• _Given task_
Copy each line of the data below exactly, leaving out pictures.

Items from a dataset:
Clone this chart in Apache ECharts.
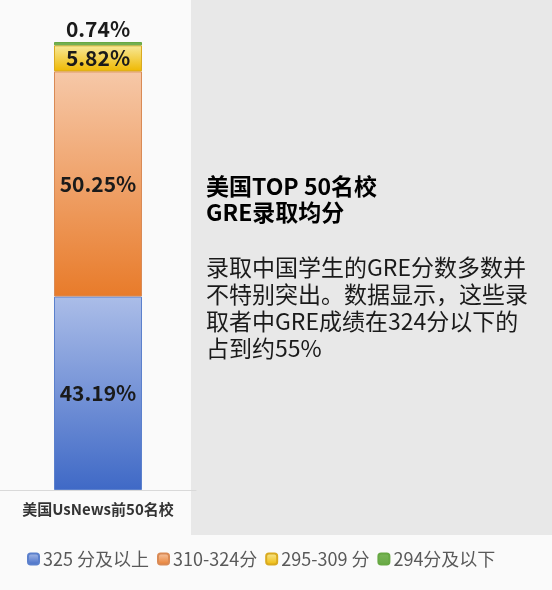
<!DOCTYPE html>
<html>
<head>
<meta charset="utf-8">
<script src="https://cdn.jsdelivr.net/npm/echarts@6/dist/echarts.min.js"></script>
<style>
  html, body { margin: 0; padding: 0; background: #fafafa; }
  #main { width: 552px; height: 590px; }
</style>
</head>
<body>
<div id="main"></div>
<script>
var categories = ['美国UsNews前50名校'];
var seriesNames = ['325 分及以上', '310-324分', '295-309 分', '294分及以下'];
var high = [43.19];
var midHigh = [50.25];
var midLow = [5.82];
var low = [0.74];

var titleLines = ['美国TOP 50名校', 'GRE录取均分'];
var bodyLines = ['录取中国学生的GRE分数多数并', '不特别突出。数据显示，这些录', '取者中GRE成绩在324分以下的', '占到约55%'];

var font = '"Noto Sans CJK SC", "Noto Sans", sans-serif';

function grad(top, bottom) {
    return new echarts.graphic.LinearGradient(0, 0, 0, 1, [
        { offset: 0, color: top },
        { offset: 1, color: bottom }
    ]);
}

var chart = echarts.init(document.getElementById('main'));

var labelStyle = {
    show: true,
    position: 'inside',
    formatter: '{c}%',
    fontFamily: font,
    fontWeight: 'bold',
    fontSize: 21,
    color: '#1a1a1a'
};

function bar(name, data, colorTop, colorBottom, border, labelPos) {
    var label = Object.assign({}, labelStyle);
    if (labelPos) {
        label.position = labelPos;
        label.distance = 2;
    }
    return {
        name: name,
        type: 'bar',
        stack: 'total',
        barWidth: 88,
        data: data,
        itemStyle: {
            color: grad(colorTop, colorBottom),
            borderColor: border,
            borderWidth: 1
        },
        label: label
    };
}

var option = {
    backgroundColor: '#fafafa',
    animation: false,
    grid: { left: 0, right: 356, top: 42, bottom: 100 },
    legend: {
        left: 22,
        top: 545,
        itemWidth: 11,
        itemHeight: 11,
        itemGap: 8,
        textStyle: { fontFamily: font, fontSize: 18, color: '#595959', padding: [0, 0, 0, -1] },
        data: seriesNames
    },
    xAxis: {
        type: 'category',
        data: categories,
        axisLine: { lineStyle: { color: '#d9d9d9' } },
        axisTick: { show: false },
        axisLabel: { fontFamily: font, fontWeight: 'bold', fontSize: 15, color: '#333', margin: 12 }
    },
    yAxis: {
        type: 'value',
        min: 0,
        max: 100,
        show: false
    },
    graphic: [
        {
            type: 'rect',
            z: -10,
            shape: { x: 191, y: 0, width: 361, height: 535 },
            style: { fill: '#e8e8e8' }
        },
        {
            type: 'text',
            left: 206,
            top: 173,
            style: {
                text: titleLines.join('\n'),
                font: 'bold 23px ' + font,
                lineHeight: 26,
                fill: '#000'
            }
        },
        {
            type: 'text',
            left: 206,
            top: 254,
            style: {
                text: bodyLines.join('\n'),
                font: '23px ' + font,
                lineHeight: 27,
                fill: '#1a1a1a'
            }
        }
    ],
    series: [
        bar(seriesNames[0], high, '#abbde8', '#3f69c6', '#5b80cc'),
        bar(seriesNames[1], midHigh, '#f6c8a8', '#e87b2a', '#d98a55'),
        bar(seriesNames[2], midLow, '#f7e99a', '#efb800', '#d9aa20'),
        bar(seriesNames[3], low, '#7bb659', '#67a843', '#67a843', 'top')
    ]
};

chart.setOption(option);

window.onresize = chart.resize;
</script>
</body>
</html>
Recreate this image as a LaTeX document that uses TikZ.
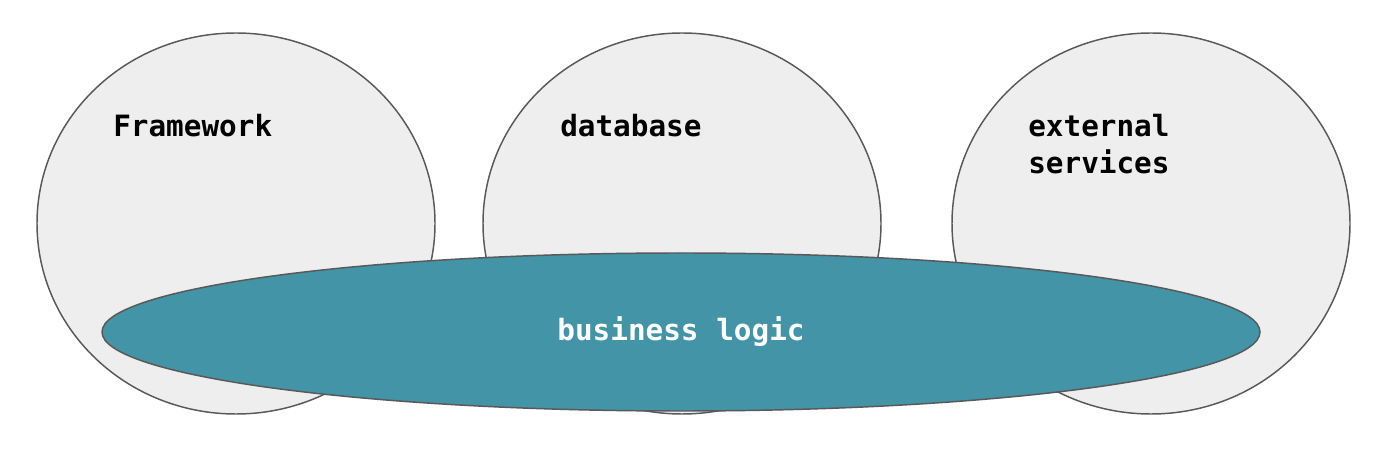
\documentclass[tikz,border=0pt]{standalone}
\usepackage{fontspec}
\setmonofont{DejaVu Sans Mono}
\usepackage{tikz}
\usetikzlibrary{shapes.geometric}

\definecolor{layerfill}{RGB}{238,238,238}
\definecolor{layerline}{RGB}{89,89,89}
\definecolor{coreteal}{RGB}{66,148,166}

\begin{document}
\begin{tikzpicture}[x=0.75pt,y=0.75pt,yscale=-1,xscale=1,
    layer/.style={ellipse, draw=layerline, fill=layerfill, line width=1.1pt, inner sep=0pt, minimum width=398*0.75pt, minimum height=381*0.75pt},
    core/.style={ellipse, draw=layerline, fill=coreteal, line width=1.1pt, inner sep=0pt, minimum width=1158*0.75pt, minimum height=158*0.75pt},
    lbl/.style={inner sep=0pt, font=\fontsize{22}{27.75}\selectfont\ttfamily\bfseries, align=left}]
        \useasboundingbox (0,0) rectangle (1400,466);

        % Outer layers
        \node [layer] (framework) at (236,223.5) {};
        \node [layer] (database) at (682,223.5) {};
        \node [layer] (services) at (1151,223.5) {};

        % Inner layer
        \node [core] (logic) at (681,332) {};

        % Text Node
        \node [lbl, anchor=base west] (frameworktxt) at (113,137) {Framework};
        \node [lbl, anchor=base west] (databasetxt) at (560,137) {database};
        \node [lbl, anchor=base west] (servicestxt) at (1028,174) {external\\services};
        \node [lbl, text=white, anchor=base] (logictxt) at (681,341) {business logic};
\end{tikzpicture}
\end{document}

• _Full answer_
Clone this chart in Apache ECharts.
<!DOCTYPE html>
<html>
<head>
<meta charset="utf-8">
<script src="https://cdn.jsdelivr.net/npm/echarts@6/dist/echarts.min.js"></script>
<style>
  html, body { margin: 0; padding: 0; background: #fafafa; }
  #main { width: 552px; height: 590px; }
</style>
</head>
<body>
<div id="main"></div>
<script>
var categories = ['美国UsNews前50名校'];
var seriesNames = ['325 分及以上', '310-324分', '295-309 分', '294分及以下'];
var high = [43.19];
var midHigh = [50.25];
var midLow = [5.82];
var low = [0.74];

var titleLines = ['美国TOP 50名校', 'GRE录取均分'];
var bodyLines = ['录取中国学生的GRE分数多数并', '不特别突出。数据显示，这些录', '取者中GRE成绩在324分以下的', '占到约55%'];

var font = '"Noto Sans CJK SC", "Noto Sans", sans-serif';

function grad(top, bottom) {
    return new echarts.graphic.LinearGradient(0, 0, 0, 1, [
        { offset: 0, color: top },
        { offset: 1, color: bottom }
    ]);
}

var chart = echarts.init(document.getElementById('main'));

var labelStyle = {
    show: true,
    position: 'inside',
    formatter: '{c}%',
    fontFamily: font,
    fontWeight: 'bold',
    fontSize: 21,
    color: '#1a1a1a'
};

function bar(name, data, colorTop, colorBottom, border, labelPos) {
    var label = Object.assign({}, labelStyle);
    if (labelPos) {
        label.position = labelPos;
        label.distance = 2;
    }
    return {
        name: name,
        type: 'bar',
        stack: 'total',
        barWidth: 88,
        data: data,
        itemStyle: {
            color: grad(colorTop, colorBottom),
            borderColor: border,
            borderWidth: 1
        },
        label: label
    };
}

var option = {
    backgroundColor: '#fafafa',
    animation: false,
    grid: { left: 0, right: 356, top: 42, bottom: 100 },
    legend: {
        left: 22,
        top: 545,
        itemWidth: 11,
        itemHeight: 11,
        itemGap: 8,
        textStyle: { fontFamily: font, fontSize: 18, color: '#595959', padding: [0, 0, 0, -1] },
        data: seriesNames
    },
    xAxis: {
        type: 'category',
        data: categories,
        axisLine: { lineStyle: { color: '#d9d9d9' } },
        axisTick: { show: false },
        axisLabel: { fontFamily: font, fontWeight: 'bold', fontSize: 15, color: '#333', margin: 12 }
    },
    yAxis: {
        type: 'value',
        min: 0,
        max: 100,
        show: false
    },
    graphic: [
        {
            type: 'rect',
            z: -10,
            shape: { x: 191, y: 0, width: 361, height: 535 },
            style: { fill: '#e8e8e8' }
        },
        {
            type: 'text',
            left: 206,
            top: 173,
            style: {
                text: titleLines.join('\n'),
                font: 'bold 23px ' + font,
                lineHeight: 26,
                fill: '#000'
            }
        },
        {
            type: 'text',
            left: 206,
            top: 254,
            style: {
                text: bodyLines.join('\n'),
                font: '23px ' + font,
                lineHeight: 27,
                fill: '#1a1a1a'
            }
        }
    ],
    series: [
        bar(seriesNames[0], high, '#abbde8', '#3f69c6', '#5b80cc'),
        bar(seriesNames[1], midHigh, '#f6c8a8', '#e87b2a', '#d98a55'),
        bar(seriesNames[2], midLow, '#f7e99a', '#efb800', '#d9aa20'),
        bar(seriesNames[3], low, '#7bb659', '#67a843', '#67a843', 'top')
    ]
};

chart.setOption(option);

window.onresize = chart.resize;
</script>
</body>
</html>
Recreate this image as a LaTeX document that uses TikZ.
\documentclass[tikz,border=0pt]{standalone}
\usepackage{fontspec}
\setmonofont{DejaVu Sans Mono}
\usepackage{tikz}
\usetikzlibrary{shapes.geometric}

\definecolor{layerfill}{RGB}{238,238,238}
\definecolor{layerline}{RGB}{89,89,89}
\definecolor{coreteal}{RGB}{66,148,166}

\begin{document}
\begin{tikzpicture}[x=0.75pt,y=0.75pt,yscale=-1,xscale=1,
    layer/.style={ellipse, draw=layerline, fill=layerfill, line width=1.1pt, inner sep=0pt, minimum width=398*0.75pt, minimum height=381*0.75pt},
    core/.style={ellipse, draw=layerline, fill=coreteal, line width=1.1pt, inner sep=0pt, minimum width=1158*0.75pt, minimum height=158*0.75pt},
    lbl/.style={inner sep=0pt, font=\fontsize{22}{27.75}\selectfont\ttfamily\bfseries, align=left}]
        \useasboundingbox (0,0) rectangle (1400,466);

        % Outer layers
        \node [layer] (framework) at (236,223.5) {};
        \node [layer] (database) at (682,223.5) {};
        \node [layer] (services) at (1151,223.5) {};

        % Inner layer
        \node [core] (logic) at (681,332) {};

        % Text Node
        \node [lbl, anchor=base west] (frameworktxt) at (113,137) {Framework};
        \node [lbl, anchor=base west] (databasetxt) at (560,137) {database};
        \node [lbl, anchor=base west] (servicestxt) at (1028,174) {external\\services};
        \node [lbl, text=white, anchor=base] (logictxt) at (681,341) {business logic};
\end{tikzpicture}
\end{document}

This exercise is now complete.